What do Shakespeare and Social Media Have in Common? (Part Deux)
In my last post, I focused on how you can go about identifying the main trends and issues in your industry as you start working with social media or work to focus your program. In this post, I’ll discuss how to find out where your target audience is getting information and how to understand what your audiences are saying about you.
Where are your target audiences getting information?
Your industry has its own community and much of it is probably talking at places like Facebook, LinkedIn Answers, Twitter, Google Groups, Yahoo Groups, YouTube, forums and mailing lists or other places. Alternately, you might check out the social news and link aggregation sites like Digg and delicious.
This might seem simple, but have you asked customers what they read online and in print? Are there specific trade publications or journalists they follow? Bloggers? Trade shows? Webinars? Are they on Facebook and Twitter? If so, let them know that you are, too. Displaying it on your website, put it in your company's email signature, add it to press releases, hang signs in your trade show booth and include it in lead gen or online marketing campaigns.

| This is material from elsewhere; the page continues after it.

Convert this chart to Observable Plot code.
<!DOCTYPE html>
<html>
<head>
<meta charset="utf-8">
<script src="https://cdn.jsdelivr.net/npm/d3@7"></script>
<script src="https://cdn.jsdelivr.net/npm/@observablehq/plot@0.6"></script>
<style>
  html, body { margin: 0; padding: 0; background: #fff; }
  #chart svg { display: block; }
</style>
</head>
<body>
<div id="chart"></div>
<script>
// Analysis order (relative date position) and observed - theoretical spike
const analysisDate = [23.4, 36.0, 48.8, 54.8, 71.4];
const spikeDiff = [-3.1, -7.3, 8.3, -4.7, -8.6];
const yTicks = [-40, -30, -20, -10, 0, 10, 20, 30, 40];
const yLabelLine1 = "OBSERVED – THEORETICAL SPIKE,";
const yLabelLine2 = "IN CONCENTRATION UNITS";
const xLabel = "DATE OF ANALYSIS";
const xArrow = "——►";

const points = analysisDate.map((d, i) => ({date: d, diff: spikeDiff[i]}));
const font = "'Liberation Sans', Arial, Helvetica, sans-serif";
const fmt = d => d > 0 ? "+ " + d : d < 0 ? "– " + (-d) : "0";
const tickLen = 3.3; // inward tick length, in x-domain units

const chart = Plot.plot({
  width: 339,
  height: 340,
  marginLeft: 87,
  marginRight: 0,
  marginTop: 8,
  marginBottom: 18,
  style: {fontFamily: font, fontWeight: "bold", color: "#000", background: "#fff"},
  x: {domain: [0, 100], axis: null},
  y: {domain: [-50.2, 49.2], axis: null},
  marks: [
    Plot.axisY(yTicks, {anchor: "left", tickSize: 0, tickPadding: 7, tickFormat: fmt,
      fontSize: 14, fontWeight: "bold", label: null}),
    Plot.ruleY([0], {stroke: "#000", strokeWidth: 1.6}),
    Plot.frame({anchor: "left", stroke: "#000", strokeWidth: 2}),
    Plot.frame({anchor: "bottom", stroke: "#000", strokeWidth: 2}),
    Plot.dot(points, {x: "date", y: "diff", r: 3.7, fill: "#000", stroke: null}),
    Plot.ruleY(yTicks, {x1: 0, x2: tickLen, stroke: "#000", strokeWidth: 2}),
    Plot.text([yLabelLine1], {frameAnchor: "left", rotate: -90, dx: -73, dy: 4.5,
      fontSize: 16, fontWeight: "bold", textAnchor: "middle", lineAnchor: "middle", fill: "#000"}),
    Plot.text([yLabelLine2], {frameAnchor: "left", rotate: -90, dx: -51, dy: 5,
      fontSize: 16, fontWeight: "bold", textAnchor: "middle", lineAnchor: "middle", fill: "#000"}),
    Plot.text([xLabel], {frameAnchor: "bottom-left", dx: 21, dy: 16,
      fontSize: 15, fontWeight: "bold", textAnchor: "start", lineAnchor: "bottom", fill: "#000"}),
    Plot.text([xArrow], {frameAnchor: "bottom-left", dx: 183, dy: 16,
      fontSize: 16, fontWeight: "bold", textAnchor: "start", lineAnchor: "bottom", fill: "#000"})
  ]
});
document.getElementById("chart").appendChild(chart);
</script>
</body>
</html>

iGoogle is another news aggregator that lets you create a personalized homepage that contains a Google search box at the top and your choice of any number of gadgets. Gadgets come in different forms and provide access to activities and information from all across the web, without ever having to leave your iGoogle page. Here are some things you can do with gadgets:
- View your latest Gmail messages
- Read headlines from Google News and other news sources--use it to track what the media and others are saying about your company
- Check out weather forecasts and stock quotes
- Store bookmarks for quick access to your favorite sites from any computer
- Design your own gadget
What are your customers, partners, employees and the media saying about you?
Monitoring your reputation is critical. Again, one of the most direct ways to find an answer is to ask. Find out if there are any discussion groups or forums in which you appear. Getting customers to put their thoughts in writing on a questionnaire or survey is one of the most well-established feedback techniques.

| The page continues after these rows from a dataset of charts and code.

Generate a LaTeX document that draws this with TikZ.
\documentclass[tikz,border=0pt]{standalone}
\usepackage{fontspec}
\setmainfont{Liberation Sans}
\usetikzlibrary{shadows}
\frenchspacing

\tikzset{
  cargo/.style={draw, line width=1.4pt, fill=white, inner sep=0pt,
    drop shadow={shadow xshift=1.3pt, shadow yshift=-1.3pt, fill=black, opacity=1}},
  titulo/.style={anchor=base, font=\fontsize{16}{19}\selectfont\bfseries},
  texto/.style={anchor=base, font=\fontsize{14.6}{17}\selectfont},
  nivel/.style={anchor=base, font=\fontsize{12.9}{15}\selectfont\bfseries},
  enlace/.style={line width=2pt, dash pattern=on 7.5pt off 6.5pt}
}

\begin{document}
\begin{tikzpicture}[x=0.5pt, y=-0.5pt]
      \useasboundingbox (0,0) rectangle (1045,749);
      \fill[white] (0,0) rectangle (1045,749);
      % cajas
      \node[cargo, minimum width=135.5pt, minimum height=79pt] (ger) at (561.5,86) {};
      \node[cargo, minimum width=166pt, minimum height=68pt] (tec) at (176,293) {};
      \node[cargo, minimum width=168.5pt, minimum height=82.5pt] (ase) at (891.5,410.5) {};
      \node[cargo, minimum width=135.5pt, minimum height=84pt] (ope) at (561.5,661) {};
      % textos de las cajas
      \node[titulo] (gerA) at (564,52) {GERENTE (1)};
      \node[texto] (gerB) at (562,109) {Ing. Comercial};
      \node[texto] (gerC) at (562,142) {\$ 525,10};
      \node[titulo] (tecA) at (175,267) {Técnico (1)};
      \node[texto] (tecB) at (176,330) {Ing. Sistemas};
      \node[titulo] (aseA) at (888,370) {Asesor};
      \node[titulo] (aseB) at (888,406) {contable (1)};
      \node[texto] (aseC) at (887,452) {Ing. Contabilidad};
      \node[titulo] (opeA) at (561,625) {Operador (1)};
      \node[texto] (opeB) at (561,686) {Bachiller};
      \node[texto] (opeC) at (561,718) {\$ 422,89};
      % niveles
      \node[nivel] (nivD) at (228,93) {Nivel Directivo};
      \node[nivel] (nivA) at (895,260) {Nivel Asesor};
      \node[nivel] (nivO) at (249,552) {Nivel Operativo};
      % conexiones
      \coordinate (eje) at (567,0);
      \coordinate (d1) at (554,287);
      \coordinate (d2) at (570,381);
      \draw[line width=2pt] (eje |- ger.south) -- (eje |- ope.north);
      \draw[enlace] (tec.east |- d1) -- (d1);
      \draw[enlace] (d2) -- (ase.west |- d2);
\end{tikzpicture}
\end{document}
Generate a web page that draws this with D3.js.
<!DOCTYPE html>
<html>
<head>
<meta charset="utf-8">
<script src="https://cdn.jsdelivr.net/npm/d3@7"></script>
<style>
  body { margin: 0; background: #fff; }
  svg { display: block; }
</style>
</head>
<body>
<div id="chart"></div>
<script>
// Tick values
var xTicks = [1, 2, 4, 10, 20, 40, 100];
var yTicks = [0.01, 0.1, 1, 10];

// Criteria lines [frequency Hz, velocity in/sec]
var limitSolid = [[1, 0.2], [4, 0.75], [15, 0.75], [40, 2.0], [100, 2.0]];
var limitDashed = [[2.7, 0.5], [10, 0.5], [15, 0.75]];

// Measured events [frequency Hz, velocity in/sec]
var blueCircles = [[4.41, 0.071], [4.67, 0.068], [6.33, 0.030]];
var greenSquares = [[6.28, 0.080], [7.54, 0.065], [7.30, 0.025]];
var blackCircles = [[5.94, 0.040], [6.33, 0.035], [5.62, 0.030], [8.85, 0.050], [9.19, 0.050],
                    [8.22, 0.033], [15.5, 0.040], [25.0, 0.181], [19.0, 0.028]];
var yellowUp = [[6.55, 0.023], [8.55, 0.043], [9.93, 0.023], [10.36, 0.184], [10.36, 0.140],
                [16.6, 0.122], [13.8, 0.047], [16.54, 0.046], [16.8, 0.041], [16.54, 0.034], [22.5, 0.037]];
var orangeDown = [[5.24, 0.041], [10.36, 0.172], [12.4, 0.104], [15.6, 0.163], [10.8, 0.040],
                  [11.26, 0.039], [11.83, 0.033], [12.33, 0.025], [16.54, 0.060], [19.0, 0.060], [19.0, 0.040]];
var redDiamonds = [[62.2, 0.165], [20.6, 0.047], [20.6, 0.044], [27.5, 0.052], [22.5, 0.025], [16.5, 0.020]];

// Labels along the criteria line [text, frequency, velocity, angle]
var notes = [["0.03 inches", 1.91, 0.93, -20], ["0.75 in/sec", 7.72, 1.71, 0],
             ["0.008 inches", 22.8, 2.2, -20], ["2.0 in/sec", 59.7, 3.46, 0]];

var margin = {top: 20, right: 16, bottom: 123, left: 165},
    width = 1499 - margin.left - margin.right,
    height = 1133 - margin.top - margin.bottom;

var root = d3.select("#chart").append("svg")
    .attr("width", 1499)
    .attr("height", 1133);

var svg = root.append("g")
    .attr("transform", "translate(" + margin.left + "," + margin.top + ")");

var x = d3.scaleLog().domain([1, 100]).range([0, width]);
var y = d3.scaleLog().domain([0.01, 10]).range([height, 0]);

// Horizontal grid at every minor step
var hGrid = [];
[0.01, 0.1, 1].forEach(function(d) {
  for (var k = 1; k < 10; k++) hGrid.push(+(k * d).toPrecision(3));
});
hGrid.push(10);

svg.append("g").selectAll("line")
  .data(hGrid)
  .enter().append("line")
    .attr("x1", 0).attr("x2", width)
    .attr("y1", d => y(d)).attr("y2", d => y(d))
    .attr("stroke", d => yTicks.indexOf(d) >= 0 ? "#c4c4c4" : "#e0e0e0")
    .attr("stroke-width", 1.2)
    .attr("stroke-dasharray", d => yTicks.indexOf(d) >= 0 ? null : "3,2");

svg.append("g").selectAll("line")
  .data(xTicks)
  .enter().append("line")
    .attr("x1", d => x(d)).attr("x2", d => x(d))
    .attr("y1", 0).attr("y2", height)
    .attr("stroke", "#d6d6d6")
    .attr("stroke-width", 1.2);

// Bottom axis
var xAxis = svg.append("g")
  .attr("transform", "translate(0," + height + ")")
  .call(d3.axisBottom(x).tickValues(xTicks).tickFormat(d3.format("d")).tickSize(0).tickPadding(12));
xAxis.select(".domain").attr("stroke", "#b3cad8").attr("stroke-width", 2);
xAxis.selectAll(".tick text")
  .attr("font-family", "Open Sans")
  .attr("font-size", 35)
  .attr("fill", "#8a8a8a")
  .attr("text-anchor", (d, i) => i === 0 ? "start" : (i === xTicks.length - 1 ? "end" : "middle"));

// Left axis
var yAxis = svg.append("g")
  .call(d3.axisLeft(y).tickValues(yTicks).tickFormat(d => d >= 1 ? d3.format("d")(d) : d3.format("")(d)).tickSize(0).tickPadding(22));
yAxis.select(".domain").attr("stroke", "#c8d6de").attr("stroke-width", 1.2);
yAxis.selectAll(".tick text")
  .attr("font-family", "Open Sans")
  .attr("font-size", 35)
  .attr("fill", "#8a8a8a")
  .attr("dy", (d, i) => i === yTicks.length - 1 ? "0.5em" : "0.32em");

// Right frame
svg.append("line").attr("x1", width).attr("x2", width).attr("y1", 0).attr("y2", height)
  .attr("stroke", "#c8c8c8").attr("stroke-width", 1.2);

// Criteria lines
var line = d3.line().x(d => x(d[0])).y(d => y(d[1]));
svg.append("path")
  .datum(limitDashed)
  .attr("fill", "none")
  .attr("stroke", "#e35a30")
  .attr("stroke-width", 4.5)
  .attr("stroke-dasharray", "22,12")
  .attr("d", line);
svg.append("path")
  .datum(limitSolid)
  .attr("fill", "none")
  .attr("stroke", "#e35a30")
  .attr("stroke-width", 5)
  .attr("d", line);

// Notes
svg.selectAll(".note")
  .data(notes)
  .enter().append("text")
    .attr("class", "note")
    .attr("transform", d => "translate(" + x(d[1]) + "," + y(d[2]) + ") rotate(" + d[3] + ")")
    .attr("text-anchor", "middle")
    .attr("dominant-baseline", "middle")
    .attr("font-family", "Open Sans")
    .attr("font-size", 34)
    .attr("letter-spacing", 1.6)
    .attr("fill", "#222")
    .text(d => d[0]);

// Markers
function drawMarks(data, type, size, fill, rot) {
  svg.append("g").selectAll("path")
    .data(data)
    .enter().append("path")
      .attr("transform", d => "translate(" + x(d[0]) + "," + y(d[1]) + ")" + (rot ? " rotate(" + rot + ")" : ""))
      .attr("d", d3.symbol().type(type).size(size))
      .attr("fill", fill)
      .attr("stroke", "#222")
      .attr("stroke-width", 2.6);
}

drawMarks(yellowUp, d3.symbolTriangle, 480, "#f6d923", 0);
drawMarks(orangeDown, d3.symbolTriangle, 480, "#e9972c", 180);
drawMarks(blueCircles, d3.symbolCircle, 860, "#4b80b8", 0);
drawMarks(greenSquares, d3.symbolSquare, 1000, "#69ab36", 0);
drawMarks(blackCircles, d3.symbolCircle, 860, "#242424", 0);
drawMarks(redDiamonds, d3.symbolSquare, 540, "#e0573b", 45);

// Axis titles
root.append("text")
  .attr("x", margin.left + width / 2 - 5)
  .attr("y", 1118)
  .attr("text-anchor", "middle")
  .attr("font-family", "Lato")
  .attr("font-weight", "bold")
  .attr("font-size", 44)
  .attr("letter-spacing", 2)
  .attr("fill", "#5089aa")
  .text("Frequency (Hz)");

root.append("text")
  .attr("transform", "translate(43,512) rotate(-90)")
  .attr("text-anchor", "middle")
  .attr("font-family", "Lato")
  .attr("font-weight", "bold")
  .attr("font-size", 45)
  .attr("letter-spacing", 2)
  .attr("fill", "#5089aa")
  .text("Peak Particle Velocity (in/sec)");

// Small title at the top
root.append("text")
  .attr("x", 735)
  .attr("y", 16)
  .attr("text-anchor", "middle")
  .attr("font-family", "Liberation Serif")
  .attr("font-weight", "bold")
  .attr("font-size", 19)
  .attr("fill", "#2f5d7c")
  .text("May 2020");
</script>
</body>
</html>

As you know, Twitter is a real-time conversation between thousands of people in a public forum. Twitter Search lets you filter those Tweets and find the information you’re looking for. Using the tool’s Advanced Search, you can craft your queries and find out what people are saying about your company and brand. Just type in the word or phrase you want and from there you can find which Tweets contain it.
Take it a step further and set up columns in TweetDeck, your personal, real-time Twitter browser, which allows you to view several contacts you are following at the same time. By connecting you with your contacts across Twitter, Facebook, MySpace, LinkedIn, Foursquare, Google Buzz and more, you can better monitor the people you are following on a daily basis. This is extremely valuable during product launches, for example.

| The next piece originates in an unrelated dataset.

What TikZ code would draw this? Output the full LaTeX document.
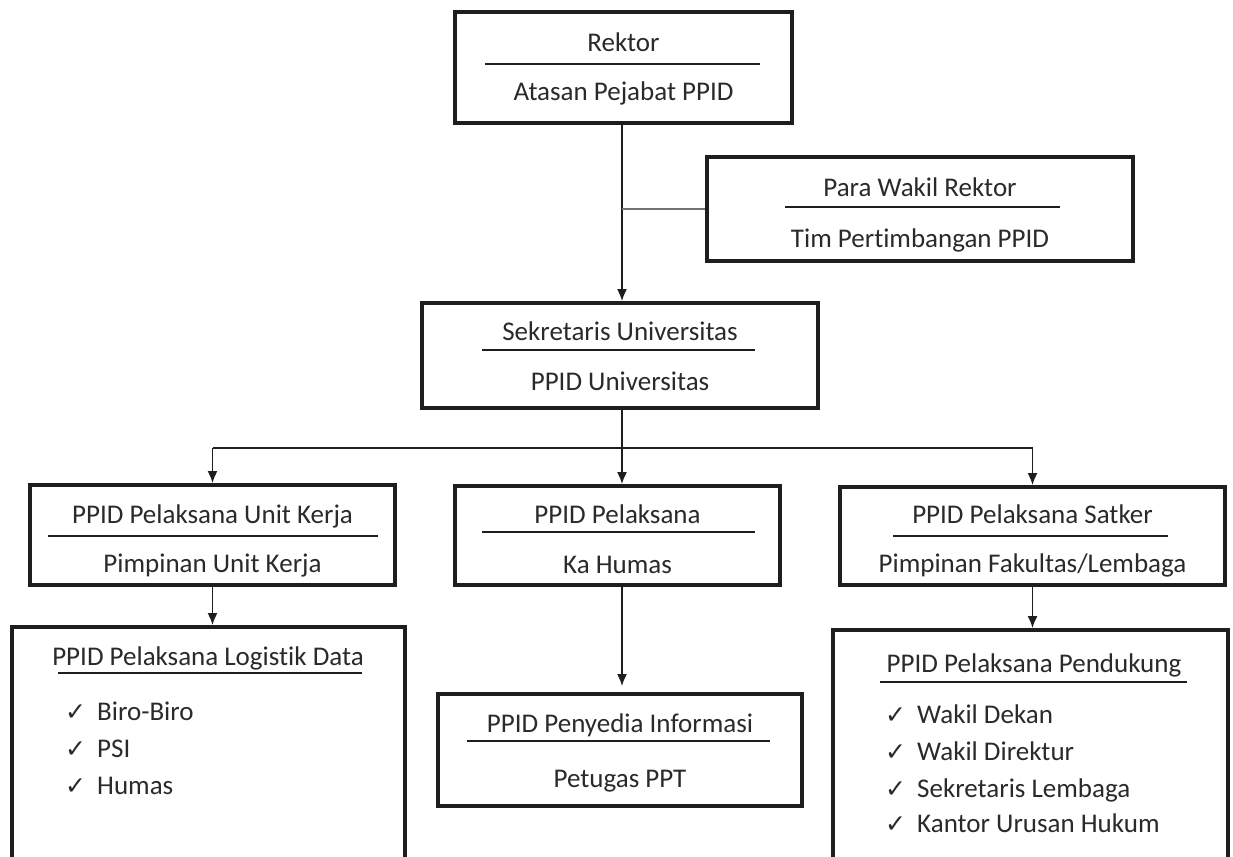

You can also set up Tweetbeep to send you a daily email with a list of all the mentions of your defined brand on Twitter.
As with Twitter, there are many ways to evaluate media coverage. Was it the right sort of press coverage? Did it reach the right people? You can judge the tone (positive, negative or neutral) and volume (how much your company was included or quoted). Did the article include your core messages? Or did your competitors dominate the article?
One informative graphic to help you understand the most commonly used words in a blog post, article or other piece of writing is Wordle. Simply paste text into the Wordle engine and see what words dominate. For advanced users, Tagxedo can create dynamic, easy-to-read and customizable word clouds. If Wordle is the average four-door sedan of word clouds, then Tagxedo is your high-end mini-van with options. The highly versatile tool allows users to control to font, color, orientation and even shape of their cloud.
Trying to impress a client? Word clouds allow us to present literally any quantitative data we can imagine in an illustrated format. As humans, we are drawn to visually stimulating graphical representations, and spending the extra few minutes to create a powerful visualization of the words most relevant to your client can go a long way.
Social media…online networking…or whatever we call it…is constantly evolving. Finding your place in this etherworld takes time and there is no one right or wrong way. What works for one launch might not work as well for another. The important thing is to start experimenting with a couple of tools and building up your network…or whatever you’d like to call it.